Suppose you run a soup kitchen, and you dole out the same amount of food to everyone. Then someone comes in and makes trouble, smashing up the place. And asks for two portions (you later find out that he's giving to a friend who can't come). Equally loving everyone as you say would result in that person getting on bowl of soup, and their tantrum treated as though it didn't happen. But far from loving as you say, you didn't really pay special attention to this guy. And he probably slowly starves while you say you treated all equally. Yeah by portioning stuff out like a bureaucrat. I use this example because it is the exact scenario in a Christian movie
Same Kind of Different as Me where the homeless man in question is personally reached out to, because as a trouble maker, he needs more attention than the others. Unconditional love does not mean indifferent love, nor is it the hypocritical equality of Animal Farm. It means treating people as individuals, something you already failed to do to me by creating a strawman.

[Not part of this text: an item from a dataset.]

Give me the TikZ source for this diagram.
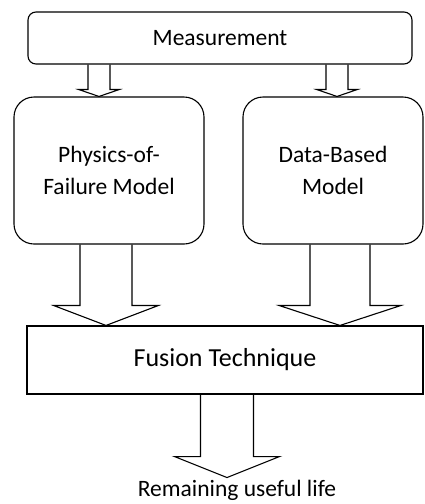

Yes, Baha'i sounds good on paper but some people need tough love to motivate them to be more active, some are happy with just being one of the regular folk and wouldn't welcome personal attention, and still others need sympathy. When you love everyone the same, you love no one.
A just man treats everyone as they deserve to be treated. And so some are punished.
A fair man treats everyone the same. And so all people are ignored.
A kind man treats everyone as they want to be treated. And so some are loved.